ひとしきりクロードさんや医師たちが歓喜に震え、喜びあう声がおさまってくると、ジェイドさんはあらためて私の方を見てから、ベッド上から頭を深く下げた。
「ご令嬢……!! あなたのおかげでもう一度この目で彼らを見ることができ、話すことができました。本当に……本当にありがとうございました!! あなたは聖女様、なのでしょうか?」
ジェイドさんの言葉に、騎士たちの驚きと好奇に満ちた視線が集まる。
「え……えっと……んと……」
聖女になり損ねた、なんちゃって聖女です。
顔だけ聖女とも言われました。
──なんて、口が裂けても言えない……!!
私が言葉に詰まっていると、私の前にほんのりと柑橘系の香りを広げながら出てきた背中──。
「ジェイド。この人は俺の大切な女性だよ。減るといけないからあまり見ないでくれるかな? 君たちも、ジェイドが無事だと分かったんだ。早く上に報告して、持ち場に戻るように。あぁそれと、今起こったことは他言無用だ。これは王族としての言葉と思え」
テキパキと指示を出していくクロードさんの視線が、一瞬私の瞳と交わって、彼はまるで私を安心させるかのようにニコリと微笑んだ。

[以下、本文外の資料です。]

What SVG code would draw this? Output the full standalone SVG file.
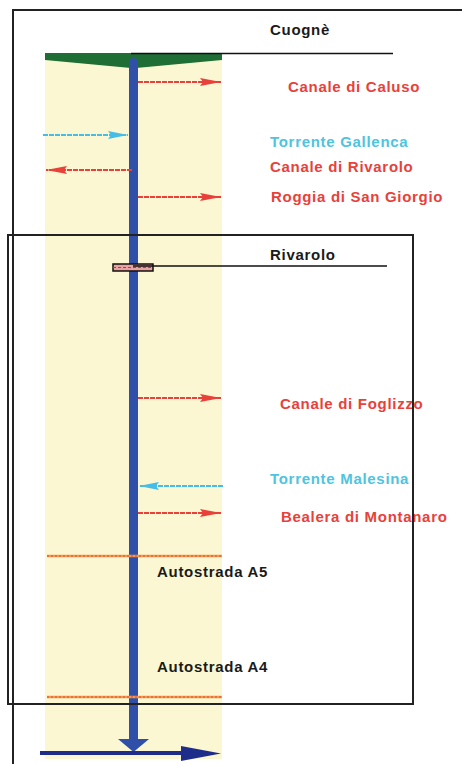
<svg xmlns="http://www.w3.org/2000/svg" width="462" height="764" viewBox="0 0 462 764">
<defs>
<style>
.t{font-family:"Liberation Sans",Arial,sans-serif;font-weight:bold;font-size:15px;letter-spacing:0.7px}
.blk{fill:#1a1a1a}.red{fill:#e8413a}.cyan{fill:#4ec4e0}
.ra{stroke:#e8413a;stroke-width:2;stroke-dasharray:5 1;fill:none}
.ca{stroke:#45bde6;stroke-width:2;stroke-dasharray:5 1;fill:none}
.hw{stroke:#f39a4a;stroke-width:2.5;fill:none}
.hwd{stroke:#e8413a;stroke-width:1;stroke-dasharray:2 2;fill:none}
.frame{fill:none;stroke:#222;stroke-width:2}
</style>
<marker id="mr" viewBox="0 0 21 8" refX="21" refY="4" markerWidth="21" markerHeight="8" markerUnits="userSpaceOnUse" orient="auto"><path d="M0,0 L21,4 L0,8 L3,4 Z" fill="#e8413a"/></marker>
<marker id="mc" viewBox="0 0 20 8" refX="20" refY="4" markerWidth="20" markerHeight="8" markerUnits="userSpaceOnUse" orient="auto"><path d="M0,0 L20,4 L0,8 L3,4 Z" fill="#45bde6"/></marker>
</defs>
<rect width="462" height="764" fill="#fff"/>
<g id="frames">
<path class="frame" d="M13,764 L13,10 L462,10"/>
</g>
<rect id="band" x="45" y="54" width="177" height="705" fill="#faf7d2"/>
<g id="cuogne">
<polygon points="45,53 222,53 222,60 136,68 131,68 45,60" fill="#1e6e35"/>
<line x1="131" y1="53.5" x2="393" y2="53.5" stroke="#111" stroke-width="1.5"/>
<text class="t blk" x="270" y="35">Cuognè</text>
</g>
<g id="river">
<rect x="129" y="60" width="9" height="682" fill="#2f4fa8"/>
<polygon points="118,739 149,739 133.5,752" fill="#2f4fa8"/>
<ellipse cx="133.5" cy="59.5" rx="3" ry="1.5" fill="#2f4fa8"/>
</g>
<g id="outflow">
<line x1="40" y1="753" x2="185" y2="753" stroke="#1f2d8a" stroke-width="4"/>
<polygon points="181,746 221,753.5 181,761" fill="#1f2d8a"/>
</g>
<g id="connectors">
<line class="ra" x1="138" y1="82" x2="221" y2="82" marker-end="url(#mr)"/>
<line class="ca" x1="43" y1="135" x2="128" y2="135" marker-end="url(#mc)"/>
<line class="ra" x1="132" y1="170" x2="46" y2="170" marker-end="url(#mr)"/>
<line class="ra" x1="138" y1="197" x2="221" y2="197" marker-end="url(#mr)"/>
<line class="ra" x1="138" y1="398" x2="221" y2="398" marker-end="url(#mr)"/>
<line class="ca" x1="223" y1="486" x2="139" y2="486" marker-end="url(#mc)"/>
<line class="ra" x1="138" y1="513" x2="221" y2="513" marker-end="url(#mr)"/>
</g>
<g id="labels">
<text class="t red" x="288" y="92">Canale di Caluso</text>
<text class="t cyan" x="270" y="147">Torrente Gallenca</text>
<text class="t red" x="270" y="172">Canale di Rivarolo</text>
<text class="t red" x="271" y="202">Roggia di San Giorgio</text>
<text class="t red" x="280" y="409">Canale di Foglizzo</text>
<text class="t cyan" x="270" y="484">Torrente Malesina</text>
<text class="t red" x="281" y="522">Bealera di Montanaro</text>
</g>
<g id="rivarolo">
<rect x="113" y="264" width="40" height="7" fill="#e8a0a0" stroke="#111" stroke-width="1.5"/>
<line x1="113" y1="267.5" x2="153" y2="267.5" stroke="#c33" stroke-width="1" stroke-dasharray="3 2"/>
<line x1="133" y1="266" x2="387" y2="266" stroke="#111" stroke-width="1.5"/>
<text class="t blk" x="270" y="260">Rivarolo</text>
</g>
<g id="a5">
<line class="hw" x1="47" y1="556" x2="222" y2="556"/>
<line class="hwd" x1="47" y1="556" x2="222" y2="556"/>
<text class="t blk" x="157" y="577">Autostrada A5</text>
</g>
<g id="a4">
<line class="hw" x1="47" y1="697" x2="222" y2="697"/>
<line class="hwd" x1="47" y1="697" x2="222" y2="697"/>
<text class="t blk" x="157" y="672">Autostrada A4</text>
</g>
<rect id="zone" class="frame" x="8" y="235" width="405" height="469"/>
</svg>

クロードさんの指示により、後ろ髪をひかれながらも部屋を出て行った騎士と医師の皆さん。
今ここには患者であるジェイドさんとクロードさん、そして私しかいない。
「──さて。さっきの質問だけど、俺にも、そしてリゼさんにもよくわからない、という回答が正しいと思うよ」
急に真剣な表情で話し出したクロードさんに、ジェイドさんが息をのむ。
「そうだよね、リゼさん?」
「はい。確かに聖女が出ると言われた年に生まれましたし、最も有力な聖女候補として昨日まで生きてきましたが、昨日のスキル検査で出たのはこの──」
ポンッ──!!
弾けるような音とともに、黄色くつやつやとしたたくあんが現れる。
「──【たくあん錬成】スキルでした」
だから私は追放された。
聖女じゃなかったから。
カリッポリポリ……。
「多分このたくあんこそが、光魔法の治癒の力を持ってるんじゃないかな?」
私の手に握られたたくあんをポリポリと齧りながら、クロードさんが推察する。何勝手に食べてるのこの人。
「光魔法を……?」
そんなばかな。
こんなくさいのが?
「俺たち昨夜、これを食べて元気になっただろう? そして今はジェイドの怪我が治った。光魔法の一種だと考えるのが妥当……じゃないかな?」
確かに、ヒールで歩き続けて痛んだ私の足も、これを食べてから綺麗に痛みがなくなっていた。でも光魔法ってもっと、綺麗な光を放った神聖な魔法じゃ……?
誰が思うだろう。
こんな黄色くてクサい、得体の知れないものに聖なる力が宿っているだなんて。
「ただ、これはまだ推測に過ぎない。公表して変に騒ぎ立てられて困るのはリゼさんだ。今は俺たちの胸の中だけに留めておこう」
神妙な面持ちで声を低くして言うクロードさんに、私も、そしてジェイドさんも深く頷いた。